Anomalous Dielectric Behavior in Co-Doped TiO2 Nanotubes: Effect of Oxygen Vacancy Mediated Defect Dipole Pairs

Abstract

Titanium dioxide (TiO2) nanotubes are considered to be unique in terms of their physical properties and high dielectric constant. The oxygen vacancies in TiO2 play a crucial role in the dielectric behavior, which can be tuned by doping with proper materials. Herein, the changes in the dielectric behavior, as well as defect concentration of TiO2 nanotubes by Cobalt (Co) doping, have been evaluated. For this purpose, Co-doped TiO2 nanotubes have been synthesized by using combined sol-gel and hydrothermal methods. By analyzing photoluminescence spectra, the intensities and positions of five emission peaks are clearly assigned.

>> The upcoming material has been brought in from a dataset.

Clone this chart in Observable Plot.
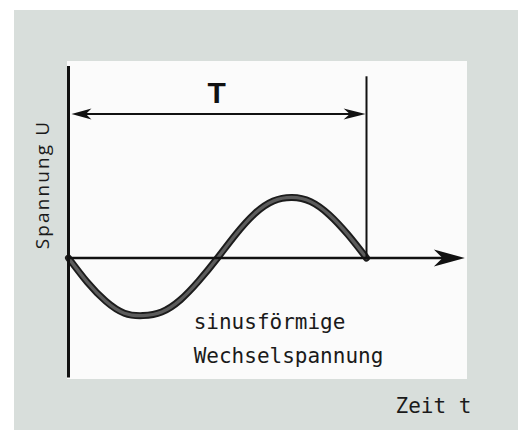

The PL peaks could be sensibly explained by various mechanisms, such as direct allowed transition, oxygen vacancies, and self-trapped excitons. The dielectric behavior of Co-doped TiO2 nanotubes with controlled oxygen vacancies is explained. The dielectric constant is particularly at its highest in higher Co-doped TiO2 nanotubes. The current investigation provides new insight into the mechanisms underlying the anomalous dielectric properties shown by Co-doped TiO2 nanotubes, as evident from the movement of oxygen vacancies. It demonstrates the influence of defect dipoles, 2CoTi—Vȯ••, in the anomalous dielectric behavior observed for Co-doped TiO2 nanotubes.